--- PROBLEM DESCRIPTION ---
Return the material exactly, first line through the line containing "const STEP = 0.2;", and nothing more. Pictures stay out.

***** DATA LISTING

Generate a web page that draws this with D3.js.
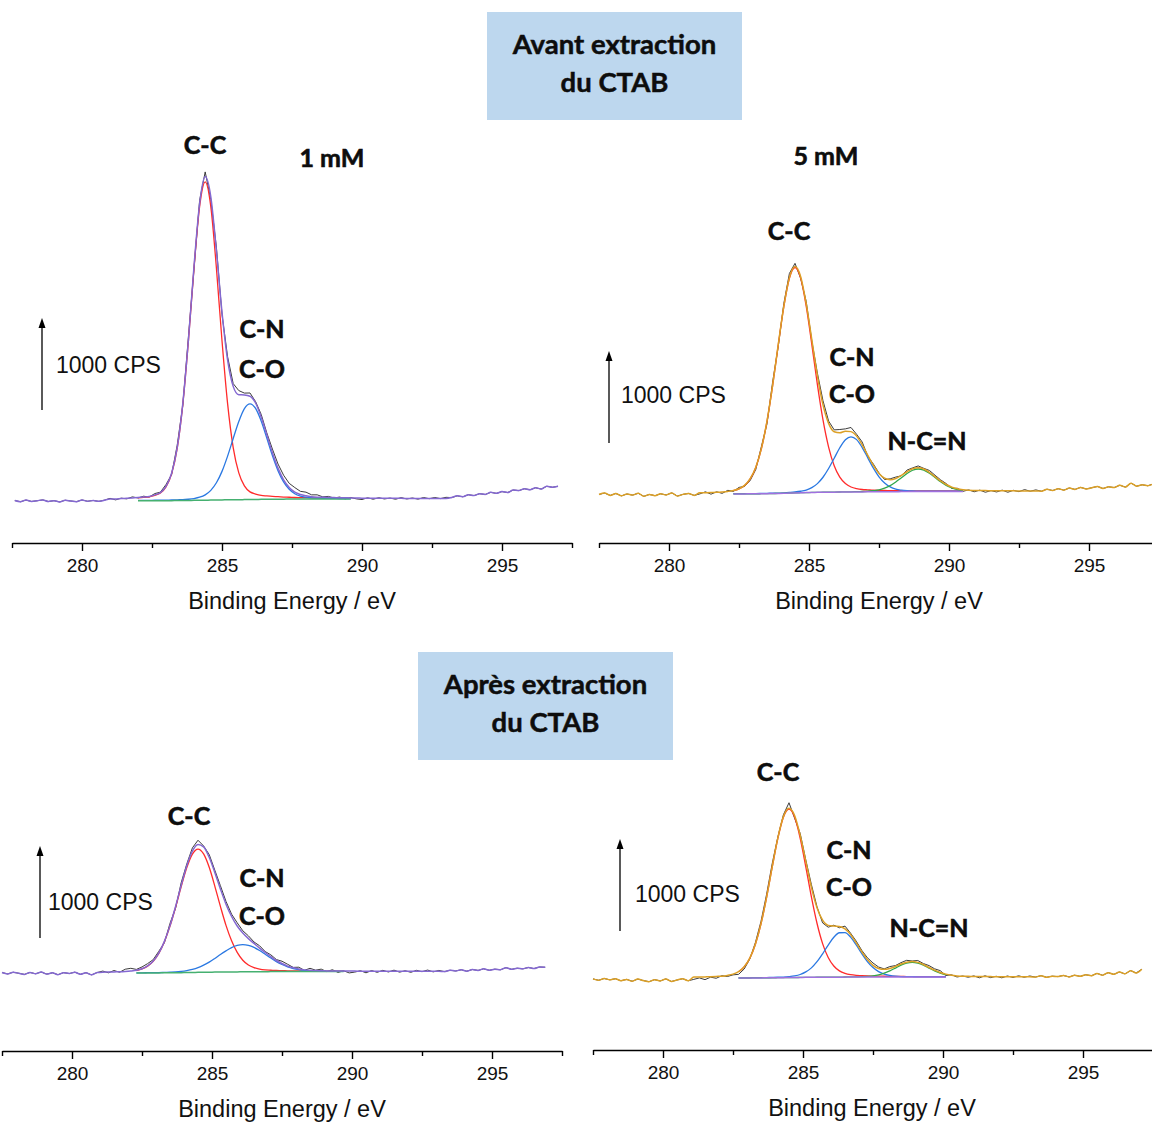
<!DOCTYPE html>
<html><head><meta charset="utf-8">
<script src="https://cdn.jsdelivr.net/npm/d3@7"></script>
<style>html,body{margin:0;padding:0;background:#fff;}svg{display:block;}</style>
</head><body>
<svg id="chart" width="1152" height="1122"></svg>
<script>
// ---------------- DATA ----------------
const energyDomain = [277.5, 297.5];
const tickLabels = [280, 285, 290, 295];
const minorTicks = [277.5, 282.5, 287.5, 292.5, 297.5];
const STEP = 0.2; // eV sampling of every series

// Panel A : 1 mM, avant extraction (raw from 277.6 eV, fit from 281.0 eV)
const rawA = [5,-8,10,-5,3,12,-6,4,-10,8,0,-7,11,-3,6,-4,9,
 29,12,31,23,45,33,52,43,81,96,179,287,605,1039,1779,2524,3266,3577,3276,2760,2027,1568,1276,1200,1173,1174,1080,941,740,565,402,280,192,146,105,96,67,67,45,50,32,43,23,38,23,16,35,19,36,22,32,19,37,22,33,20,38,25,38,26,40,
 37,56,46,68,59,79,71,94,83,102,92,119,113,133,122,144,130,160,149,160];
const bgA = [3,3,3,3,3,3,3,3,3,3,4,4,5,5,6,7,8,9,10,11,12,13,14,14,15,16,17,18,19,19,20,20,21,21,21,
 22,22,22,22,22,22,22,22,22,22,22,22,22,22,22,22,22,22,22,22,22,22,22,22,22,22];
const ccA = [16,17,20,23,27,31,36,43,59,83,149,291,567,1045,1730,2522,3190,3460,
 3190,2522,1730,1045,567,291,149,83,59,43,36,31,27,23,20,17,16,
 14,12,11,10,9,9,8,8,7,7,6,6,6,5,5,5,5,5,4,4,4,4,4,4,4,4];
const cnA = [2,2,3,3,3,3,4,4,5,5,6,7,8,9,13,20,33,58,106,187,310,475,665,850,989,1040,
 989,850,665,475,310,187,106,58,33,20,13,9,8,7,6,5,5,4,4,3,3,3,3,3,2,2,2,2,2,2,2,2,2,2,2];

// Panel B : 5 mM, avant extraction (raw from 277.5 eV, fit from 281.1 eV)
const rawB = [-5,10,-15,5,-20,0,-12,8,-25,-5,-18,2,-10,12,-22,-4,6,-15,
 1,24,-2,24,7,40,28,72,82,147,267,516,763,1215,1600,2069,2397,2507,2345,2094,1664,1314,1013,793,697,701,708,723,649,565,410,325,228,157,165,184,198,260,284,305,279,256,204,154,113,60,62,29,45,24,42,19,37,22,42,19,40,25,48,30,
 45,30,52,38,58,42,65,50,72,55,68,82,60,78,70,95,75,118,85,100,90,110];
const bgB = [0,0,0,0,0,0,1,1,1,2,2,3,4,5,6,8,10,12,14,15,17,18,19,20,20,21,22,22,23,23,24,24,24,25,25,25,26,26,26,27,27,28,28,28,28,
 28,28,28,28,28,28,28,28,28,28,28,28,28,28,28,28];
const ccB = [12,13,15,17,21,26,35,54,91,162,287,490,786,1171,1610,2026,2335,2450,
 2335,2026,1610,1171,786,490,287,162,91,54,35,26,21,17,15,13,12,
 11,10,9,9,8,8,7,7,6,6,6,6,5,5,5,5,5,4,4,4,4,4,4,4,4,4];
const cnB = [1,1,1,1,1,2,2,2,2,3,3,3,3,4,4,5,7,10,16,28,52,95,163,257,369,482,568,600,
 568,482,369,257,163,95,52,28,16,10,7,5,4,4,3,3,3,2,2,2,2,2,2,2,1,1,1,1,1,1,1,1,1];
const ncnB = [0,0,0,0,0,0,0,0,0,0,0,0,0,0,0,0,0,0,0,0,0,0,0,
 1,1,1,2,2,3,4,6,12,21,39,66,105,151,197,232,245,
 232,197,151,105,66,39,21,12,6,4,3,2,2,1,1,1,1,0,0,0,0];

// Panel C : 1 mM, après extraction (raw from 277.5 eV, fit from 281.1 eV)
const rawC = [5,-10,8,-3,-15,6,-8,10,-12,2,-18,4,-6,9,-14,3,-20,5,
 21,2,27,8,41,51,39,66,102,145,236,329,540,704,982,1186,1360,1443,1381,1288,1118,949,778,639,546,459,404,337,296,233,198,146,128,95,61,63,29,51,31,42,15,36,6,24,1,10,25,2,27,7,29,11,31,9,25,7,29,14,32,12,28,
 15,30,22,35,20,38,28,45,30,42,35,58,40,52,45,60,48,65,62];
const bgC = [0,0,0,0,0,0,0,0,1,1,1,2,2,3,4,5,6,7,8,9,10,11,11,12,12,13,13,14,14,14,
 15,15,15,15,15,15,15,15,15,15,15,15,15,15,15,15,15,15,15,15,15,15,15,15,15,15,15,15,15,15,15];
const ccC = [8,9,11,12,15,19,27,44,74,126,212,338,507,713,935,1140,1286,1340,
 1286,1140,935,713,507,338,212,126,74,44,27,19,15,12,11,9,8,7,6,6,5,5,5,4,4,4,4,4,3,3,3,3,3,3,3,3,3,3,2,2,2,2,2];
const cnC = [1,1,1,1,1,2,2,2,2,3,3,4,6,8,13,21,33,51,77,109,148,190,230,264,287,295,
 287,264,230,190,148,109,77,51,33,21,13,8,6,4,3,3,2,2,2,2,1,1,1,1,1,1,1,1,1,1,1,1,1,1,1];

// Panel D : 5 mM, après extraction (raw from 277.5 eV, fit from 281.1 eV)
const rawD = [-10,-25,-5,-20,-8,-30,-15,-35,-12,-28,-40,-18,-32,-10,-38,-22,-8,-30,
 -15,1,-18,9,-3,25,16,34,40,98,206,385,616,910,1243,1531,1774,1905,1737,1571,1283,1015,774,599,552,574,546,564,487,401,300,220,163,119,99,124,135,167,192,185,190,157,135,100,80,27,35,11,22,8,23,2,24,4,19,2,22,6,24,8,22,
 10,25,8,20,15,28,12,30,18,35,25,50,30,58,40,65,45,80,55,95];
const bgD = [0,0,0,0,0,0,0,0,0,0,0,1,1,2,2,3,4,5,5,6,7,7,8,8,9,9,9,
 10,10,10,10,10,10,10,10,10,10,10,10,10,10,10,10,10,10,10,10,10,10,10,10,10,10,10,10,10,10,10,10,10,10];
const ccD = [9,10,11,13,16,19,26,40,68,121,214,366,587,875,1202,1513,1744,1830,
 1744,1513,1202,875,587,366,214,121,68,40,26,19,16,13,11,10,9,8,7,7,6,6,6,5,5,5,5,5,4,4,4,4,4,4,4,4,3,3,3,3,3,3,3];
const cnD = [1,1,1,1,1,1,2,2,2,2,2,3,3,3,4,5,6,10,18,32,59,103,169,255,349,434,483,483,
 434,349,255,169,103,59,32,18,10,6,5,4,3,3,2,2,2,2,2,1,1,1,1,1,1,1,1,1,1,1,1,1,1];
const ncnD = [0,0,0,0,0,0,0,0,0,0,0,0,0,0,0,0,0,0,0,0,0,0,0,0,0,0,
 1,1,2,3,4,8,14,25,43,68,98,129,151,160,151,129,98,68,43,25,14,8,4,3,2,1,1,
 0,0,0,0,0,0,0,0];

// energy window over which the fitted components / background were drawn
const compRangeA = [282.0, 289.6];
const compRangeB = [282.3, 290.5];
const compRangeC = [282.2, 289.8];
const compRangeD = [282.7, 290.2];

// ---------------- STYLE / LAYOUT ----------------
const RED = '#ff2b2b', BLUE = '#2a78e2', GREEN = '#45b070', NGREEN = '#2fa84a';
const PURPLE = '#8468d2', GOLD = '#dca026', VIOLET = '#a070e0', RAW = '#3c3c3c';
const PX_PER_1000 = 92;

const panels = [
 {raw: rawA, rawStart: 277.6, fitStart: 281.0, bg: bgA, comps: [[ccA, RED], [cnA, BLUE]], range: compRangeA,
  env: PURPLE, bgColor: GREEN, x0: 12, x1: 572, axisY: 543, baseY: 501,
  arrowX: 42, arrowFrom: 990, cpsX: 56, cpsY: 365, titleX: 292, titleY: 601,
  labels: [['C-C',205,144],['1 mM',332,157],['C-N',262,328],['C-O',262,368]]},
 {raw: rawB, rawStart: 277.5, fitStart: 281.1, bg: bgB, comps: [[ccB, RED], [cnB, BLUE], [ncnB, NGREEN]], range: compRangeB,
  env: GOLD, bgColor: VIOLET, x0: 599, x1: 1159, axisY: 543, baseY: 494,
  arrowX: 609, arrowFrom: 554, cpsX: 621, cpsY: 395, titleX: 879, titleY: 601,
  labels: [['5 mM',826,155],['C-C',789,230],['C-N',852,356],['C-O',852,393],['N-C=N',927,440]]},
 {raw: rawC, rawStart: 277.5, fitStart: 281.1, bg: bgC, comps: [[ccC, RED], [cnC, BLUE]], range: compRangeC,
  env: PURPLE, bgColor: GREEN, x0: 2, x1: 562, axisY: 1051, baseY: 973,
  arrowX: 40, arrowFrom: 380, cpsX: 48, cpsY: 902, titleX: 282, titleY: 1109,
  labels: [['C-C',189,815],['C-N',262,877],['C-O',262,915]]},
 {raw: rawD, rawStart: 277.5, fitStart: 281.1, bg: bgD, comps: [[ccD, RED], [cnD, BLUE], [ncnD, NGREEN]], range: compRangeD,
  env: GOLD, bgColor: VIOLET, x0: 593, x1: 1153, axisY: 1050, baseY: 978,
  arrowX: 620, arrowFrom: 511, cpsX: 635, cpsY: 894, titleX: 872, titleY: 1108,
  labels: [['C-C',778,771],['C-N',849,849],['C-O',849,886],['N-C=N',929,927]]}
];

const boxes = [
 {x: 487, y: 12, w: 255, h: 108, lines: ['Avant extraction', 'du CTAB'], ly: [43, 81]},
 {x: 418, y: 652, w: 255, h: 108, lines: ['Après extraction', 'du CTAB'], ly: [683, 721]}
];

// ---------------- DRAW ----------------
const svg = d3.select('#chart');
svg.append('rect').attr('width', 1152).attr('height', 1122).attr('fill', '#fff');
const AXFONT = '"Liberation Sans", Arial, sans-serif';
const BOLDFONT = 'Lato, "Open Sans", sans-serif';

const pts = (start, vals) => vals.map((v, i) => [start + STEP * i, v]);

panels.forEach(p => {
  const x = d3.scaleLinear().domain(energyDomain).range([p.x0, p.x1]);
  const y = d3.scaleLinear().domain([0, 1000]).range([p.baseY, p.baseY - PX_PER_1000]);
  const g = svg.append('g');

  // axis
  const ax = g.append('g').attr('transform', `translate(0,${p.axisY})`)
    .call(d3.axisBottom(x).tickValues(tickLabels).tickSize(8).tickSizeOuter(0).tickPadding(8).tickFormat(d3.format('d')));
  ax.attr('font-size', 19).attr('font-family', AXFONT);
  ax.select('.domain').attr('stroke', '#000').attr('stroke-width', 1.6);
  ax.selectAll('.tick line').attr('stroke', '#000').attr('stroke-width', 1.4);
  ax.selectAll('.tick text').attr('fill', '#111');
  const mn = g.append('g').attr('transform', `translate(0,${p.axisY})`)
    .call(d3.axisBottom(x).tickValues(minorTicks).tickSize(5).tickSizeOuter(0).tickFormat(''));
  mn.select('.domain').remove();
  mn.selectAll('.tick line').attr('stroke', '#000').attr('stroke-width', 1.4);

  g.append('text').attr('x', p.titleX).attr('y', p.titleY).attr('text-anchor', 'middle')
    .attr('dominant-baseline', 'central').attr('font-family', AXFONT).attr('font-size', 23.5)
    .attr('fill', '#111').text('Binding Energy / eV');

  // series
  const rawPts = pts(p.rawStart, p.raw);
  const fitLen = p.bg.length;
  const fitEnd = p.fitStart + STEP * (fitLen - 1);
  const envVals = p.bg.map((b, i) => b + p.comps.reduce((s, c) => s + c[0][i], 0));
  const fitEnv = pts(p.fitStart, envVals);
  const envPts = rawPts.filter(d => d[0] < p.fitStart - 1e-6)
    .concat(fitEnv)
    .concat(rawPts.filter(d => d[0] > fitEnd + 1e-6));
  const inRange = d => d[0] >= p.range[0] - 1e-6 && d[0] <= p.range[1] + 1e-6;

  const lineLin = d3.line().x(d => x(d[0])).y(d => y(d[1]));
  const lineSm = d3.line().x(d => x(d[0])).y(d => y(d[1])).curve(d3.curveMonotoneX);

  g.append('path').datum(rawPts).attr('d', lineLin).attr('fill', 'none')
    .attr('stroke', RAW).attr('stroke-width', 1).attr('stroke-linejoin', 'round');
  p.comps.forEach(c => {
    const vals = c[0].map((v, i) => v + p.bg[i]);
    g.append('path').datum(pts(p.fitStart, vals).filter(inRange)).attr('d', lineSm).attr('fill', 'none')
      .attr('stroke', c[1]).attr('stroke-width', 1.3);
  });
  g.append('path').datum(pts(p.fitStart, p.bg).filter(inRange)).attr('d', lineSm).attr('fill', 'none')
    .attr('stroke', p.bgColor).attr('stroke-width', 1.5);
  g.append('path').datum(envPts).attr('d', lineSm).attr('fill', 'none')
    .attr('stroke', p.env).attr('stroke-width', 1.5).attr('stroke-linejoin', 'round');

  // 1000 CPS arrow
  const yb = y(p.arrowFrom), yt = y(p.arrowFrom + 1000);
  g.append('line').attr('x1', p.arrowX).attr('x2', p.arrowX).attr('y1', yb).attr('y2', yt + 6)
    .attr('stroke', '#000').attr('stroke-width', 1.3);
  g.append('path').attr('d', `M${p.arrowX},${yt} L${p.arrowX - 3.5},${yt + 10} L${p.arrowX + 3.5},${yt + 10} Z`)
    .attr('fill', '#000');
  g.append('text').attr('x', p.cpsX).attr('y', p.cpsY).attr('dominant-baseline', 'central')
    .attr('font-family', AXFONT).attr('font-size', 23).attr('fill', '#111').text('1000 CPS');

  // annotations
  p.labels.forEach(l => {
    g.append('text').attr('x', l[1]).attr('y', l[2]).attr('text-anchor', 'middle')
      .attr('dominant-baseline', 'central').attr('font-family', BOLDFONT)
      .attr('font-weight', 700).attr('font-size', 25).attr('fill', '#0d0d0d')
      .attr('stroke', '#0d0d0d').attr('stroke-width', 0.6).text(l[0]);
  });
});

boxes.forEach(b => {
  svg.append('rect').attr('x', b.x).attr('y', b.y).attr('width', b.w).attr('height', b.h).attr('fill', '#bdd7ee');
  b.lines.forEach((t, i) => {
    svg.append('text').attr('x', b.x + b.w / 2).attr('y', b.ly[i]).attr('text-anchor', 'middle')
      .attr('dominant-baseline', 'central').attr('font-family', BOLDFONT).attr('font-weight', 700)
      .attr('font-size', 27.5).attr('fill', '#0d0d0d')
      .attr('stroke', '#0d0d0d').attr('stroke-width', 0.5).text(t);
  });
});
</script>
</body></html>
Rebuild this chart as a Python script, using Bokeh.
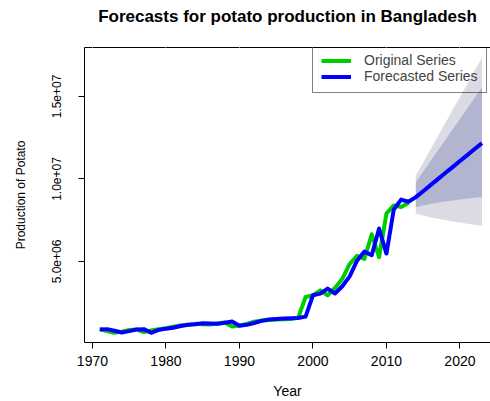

**********

--- RESULT ---
Generate a web page that draws this with D3.js.
<!DOCTYPE html>
<html><head><meta charset="utf-8">
<script src="https://cdn.jsdelivr.net/npm/d3@7"></script>
<style>html,body{margin:0;padding:0;background:#fff;}svg{display:block;}</style>
</head><body>
<svg id="chart" width="1152" height="1122"></svg>
<script>
// ---------------- DATA ----------------
const energyDomain = [277.5, 297.5];
const tickLabels = [280, 285, 290, 295];
const minorTicks = [277.5, 282.5, 287.5, 292.5, 297.5];
const STEP = 0.2; // eV sampling of every series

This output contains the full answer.